Consultório do Dr. Fernando Julião de Almeida - 09/12/1983 - 11:47hs

- Dona Maria Aparecida Cunha Azevedo.
- Oi, Doutor. Sou eu.
- Pode entrar.
- Obrigada.
- E então, a senhora disse pra enfermeira que o seu filho, ééé.. Gustavo, enfiou algo no nariz?
- Ai, é sim, Doutor. Eu mesmo vi. Fiquei cismada que ele não parava de cutucar o nariz e resolvi olhar. Coloquei ele de nariz pra cima perto de uma lâmpada, e olhei. Parece que tem algo lá dentro, bem no fundo. Ai, meu Deus, será que é perigoso, Doutor?
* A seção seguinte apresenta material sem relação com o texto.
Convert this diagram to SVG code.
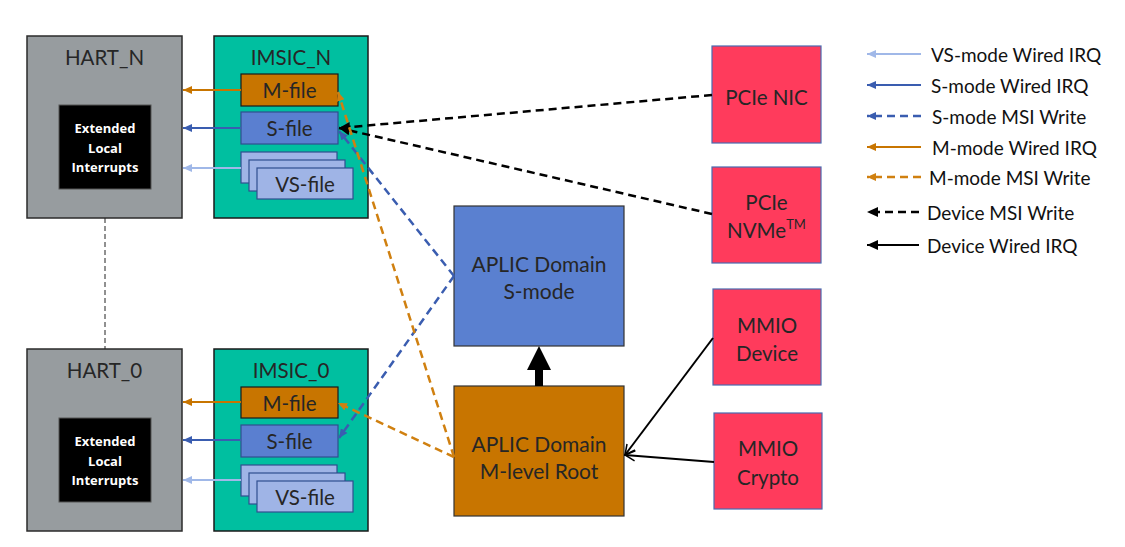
<svg xmlns="http://www.w3.org/2000/svg" width="1125" height="547" viewBox="0 0 1125 547">
<style>
text{font-family:Lato,"Liberation Sans",sans-serif;fill:#262626;text-anchor:middle;dominant-baseline:central}
.t20{font-size:20.5px}
.t21{font-size:21px}
.leg{font-size:19px;text-anchor:start;fill:#111}
.eli{font-family:"Open Sans","Liberation Sans",sans-serif;font-size:13px;font-weight:bold;fill:#fff}
.hart{fill:#979c9f;stroke:#2b2b2b;stroke-width:1.5}
.imsic{fill:#00bfa0;stroke:#1a1a1a;stroke-width:1.5}
.mf{fill:#c87500;stroke:#1a1a1a;stroke-width:1.2}
.sf{fill:#5a7fd0;stroke:#2f4f8f;stroke-width:1.2}
.vs{fill:#9fb4e6;stroke:#2f4f8f;stroke-width:1.2}
.red{fill:#ff3b5c;stroke:#4a6ab0;stroke-width:1.2}
.apS{fill:#5a80d0;stroke:#333;stroke-width:1.2}
.apM{fill:#c87500;stroke:#333;stroke-width:1.2}
.c{fill:none;stroke-width:2}
.or{stroke:#c87500;marker-end:url(#hOr)}
.bl{stroke:#3a5db0;marker-end:url(#hBl)}
.lb{stroke:#a0b8e8;marker-end:url(#hLb)}
.od{stroke:#d08010;stroke-width:2.5;stroke-dasharray:8 5;marker-end:url(#hOd)}
.bd{stroke:#3a5db0;stroke-width:2.5;stroke-dasharray:8 5;marker-end:url(#hBl)}
.kd{stroke:#000;stroke-width:2.5;stroke-dasharray:8 5;marker-end:url(#hK)}
.kw{stroke:#000;marker-end:url(#hKo)}
</style>
<defs>
<marker id="hOr" markerUnits="userSpaceOnUse" markerWidth="10" markerHeight="10" refX="9" refY="5" orient="auto"><path d="M0,1 L9,5 L0,9 Z" fill="#c87500"/></marker>
<marker id="hBl" markerUnits="userSpaceOnUse" markerWidth="10" markerHeight="10" refX="9" refY="5" orient="auto"><path d="M0,1 L9,5 L0,9 Z" fill="#3a5db0"/></marker>
<marker id="hLb" markerUnits="userSpaceOnUse" markerWidth="10" markerHeight="10" refX="9" refY="5" orient="auto"><path d="M0,1 L9,5 L0,9 Z" fill="#a0b8e8"/></marker>
<marker id="hOd" markerUnits="userSpaceOnUse" markerWidth="10" markerHeight="10" refX="9" refY="5" orient="auto"><path d="M0,1 L9,5 L0,9 Z" fill="#d08010"/></marker>
<marker id="hK" markerUnits="userSpaceOnUse" markerWidth="12" markerHeight="12" refX="11" refY="6" orient="auto"><path d="M0,1 L11,6 L0,11 Z" fill="#000"/></marker>
<marker id="hKo" markerUnits="userSpaceOnUse" markerWidth="12" markerHeight="12" refX="11" refY="6" orient="auto"><path d="M1,1 L11,6 L1,11" fill="none" stroke="#000" stroke-width="1.5"/></marker>
</defs>

<g id="hart_n">
<rect class="hart" x="27" y="36" width="155" height="182"/>
<text class="t20" x="104.5" y="57">HART_N</text>
<rect x="59" y="105" width="92" height="84" fill="#000" stroke="#555"/>
<text class="eli" x="105" y="128">Extended</text>
<text class="eli" x="105" y="148">Local</text>
<text class="eli" x="105" y="167">Interrupts</text>
</g>
<g id="imsic_n">
<rect class="imsic" x="214" y="36" width="154" height="182"/>
<text class="t20" x="291" y="57">IMSIC_N</text>
<rect class="mf" x="241" y="74" width="97" height="32"/>
<text class="t20" x="289.5" y="90">M-file</text>
<rect class="sf" x="241" y="112" width="97" height="32"/>
<text class="t20" x="289.5" y="128">S-file</text>
<rect class="vs" x="241" y="152" width="96" height="31"/>
<rect class="vs" x="249" y="160" width="96" height="31"/>
<rect class="vs" x="257" y="168" width="96" height="31"/>
<text class="t20" x="305" y="184">VS-file</text>
</g>
<g id="hart_0">
<rect class="hart" x="27" y="349" width="155" height="182"/>
<text class="t20" x="104.5" y="370">HART_0</text>
<rect x="59" y="418" width="92" height="84" fill="#000" stroke="#555"/>
<text class="eli" x="105" y="441">Extended</text>
<text class="eli" x="105" y="461">Local</text>
<text class="eli" x="105" y="480">Interrupts</text>
</g>
<g id="imsic_0">
<rect class="imsic" x="214" y="349" width="154" height="182"/>
<text class="t20" x="291" y="370">IMSIC_0</text>
<rect class="mf" x="241" y="387" width="97" height="31"/>
<text class="t20" x="289.5" y="403">M-file</text>
<rect class="sf" x="241" y="425" width="97" height="32"/>
<text class="t20" x="289.5" y="441">S-file</text>
<rect class="vs" x="241" y="465" width="96" height="31"/>
<rect class="vs" x="249" y="473" width="96" height="31"/>
<rect class="vs" x="257" y="481" width="96" height="31"/>
<text class="t20" x="305" y="497">VS-file</text>
</g>
<g id="aplic_s">
<rect class="apS" x="454" y="206" width="170" height="140"/>
<text class="t21" x="539" y="263">APLIC Domain</text>
<text class="t21" x="539" y="290">S-mode</text>
</g>
<g id="aplic_m">
<rect class="apM" x="454" y="386" width="170" height="130"/>
<text class="t21" x="539" y="443">APLIC Domain</text>
<text class="t21" x="539" y="470">M-level Root</text>
</g>
<g id="pcie_nic">
<rect class="red" x="712" y="46" width="109" height="97"/>
<text class="t20" x="766.5" y="97">PCIe NIC</text>
</g>
<g id="pcie_nvme">
<rect class="red" x="712" y="167" width="109" height="96"/>
<text class="t20" x="766.5" y="202">PCIe</text>
<text class="t20" x="766.5" y="230">NVMe<tspan font-size="13" dy="-6">TM</tspan></text>
</g>
<g id="mmio_dev">
<rect class="red" x="713" y="289" width="108" height="96"/>
<text class="t20" x="767" y="325">MMIO</text>
<text class="t20" x="767" y="353">Device</text>
</g>
<g id="mmio_crypto">
<rect class="red" x="714" y="413" width="108" height="96"/>
<text class="t20" x="768" y="448">MMIO</text>
<text class="t20" x="768" y="477">Crypto</text>
</g>

<g id="connectors">
<line x1="105" y1="218" x2="105" y2="349" stroke="#222" stroke-width="1" stroke-dasharray="5 3"/>
<line class="c or" x1="241" y1="90" x2="183" y2="90"/>
<line class="c bl" x1="241" y1="128" x2="183" y2="128"/>
<line class="c lb" x1="241" y1="168" x2="183" y2="168"/>
<line class="c or" x1="241" y1="402" x2="183" y2="402"/>
<line class="c bl" x1="241" y1="440" x2="183" y2="440"/>
<line class="c lb" x1="241" y1="480" x2="183" y2="480"/>
<line class="c kd" x1="712" y1="95" x2="339" y2="128"/>
<line class="c kd" x1="712" y1="214" x2="339" y2="128"/>
<line class="c bd" x1="454" y1="276" x2="339" y2="131"/>
<line class="c bd" x1="454" y1="276" x2="339" y2="438"/>
<line class="c od" x1="454" y1="457" x2="338" y2="92"/>
<line class="c od" x1="454" y1="457" x2="338" y2="403"/>
<line class="c kw" x1="713" y1="338" x2="625" y2="455"/>
<line class="c kw" x1="714" y1="462" x2="625" y2="455"/>
<rect x="535" y="368" width="8" height="18" fill="#000"/>
<path d="M527,370 L539,346 L551,370 Z" fill="#000"/>
</g>

<g id="legend">
<line class="c lb" x1="921" y1="54" x2="867" y2="54"/>
<text class="leg" x="931" y="54">VS-mode Wired IRQ</text>
<line class="c bl" x1="921" y1="85" x2="867" y2="85"/>
<text class="leg" x="931" y="85">S-mode Wired IRQ</text>
<line class="c bd" x1="921" y1="116" x2="867" y2="116"/>
<text class="leg" x="932" y="116">S-mode MSI Write</text>
<line class="c or" x1="921" y1="147" x2="867" y2="147"/>
<text class="leg" x="932" y="147">M-mode Wired IRQ</text>
<line class="c od" x1="921" y1="177" x2="867" y2="177"/>
<text class="leg" x="929" y="177">M-mode MSI Write</text>
<line class="c kd" x1="919" y1="212" x2="867" y2="212" stroke-dasharray="6 3"/>
<text class="leg" x="927" y="212">Device MSI Write</text>
<line class="c" stroke="#000" x1="919" y1="245" x2="867" y2="245" marker-end="url(#hK)"/>
<text class="leg" x="927" y="245">Device Wired IRQ</text>
</g>
</svg>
- Acalme-se, Dona Maria. Crianças com a idade do seu filho às vezes acabam mesmo enfiando pequenos objetos no nariz ou na boca. Nós vamos ver o que é, está bem? Olá, Gustavo. Tudo bom?
- Ahan!
- Você está sentindo dor no nariz?
- An-an!
- Não? Que bom! Mas você tem cutucado muito, né?
- Ahan!
- Ahh muito bem, então, você pode vir aqui comigo um pouquinho? Sente-se nessa cadeira. Isso. Agora não precisa se assustar, tá? Eu só vou colocar essa luzinha perto do seu nariz para poder ver o que tem lá dentro. Nem vai encostar em você. Não vai doer nada. Tudo bem?
- Ahan!
- Isso. Olha pra cima... Respira normalmente. Isso. Vamos ver. Eu acho que... que... que... Nossa. O que é isso?
- Ai, Doutor, isso o que?
- Calma, Dona Maria. Calma. É, bem, ocorreu algo de estranho com este objeto no nariz do seu filho.
- Estranho? Estranho como, Doutor? Pelo amor de Deus, diz se é algo grave, Doutor.
- Não é isso. Preciso ter mais informações sobre algo que possa ter acontecido.
- Bom, pra falar a verdade, Doutor, uma vez o nariz dele apitou.
- Apitou? Ahnnn.. só isso? Apitou. Mais nada? Não fez nenhuma luz vermelha?
- O que? O senhor viu uma luz vermelha no nariz do meu filho?
- É, bem... vou chamar a enfermeira. A senhora pode aguardar lá fora?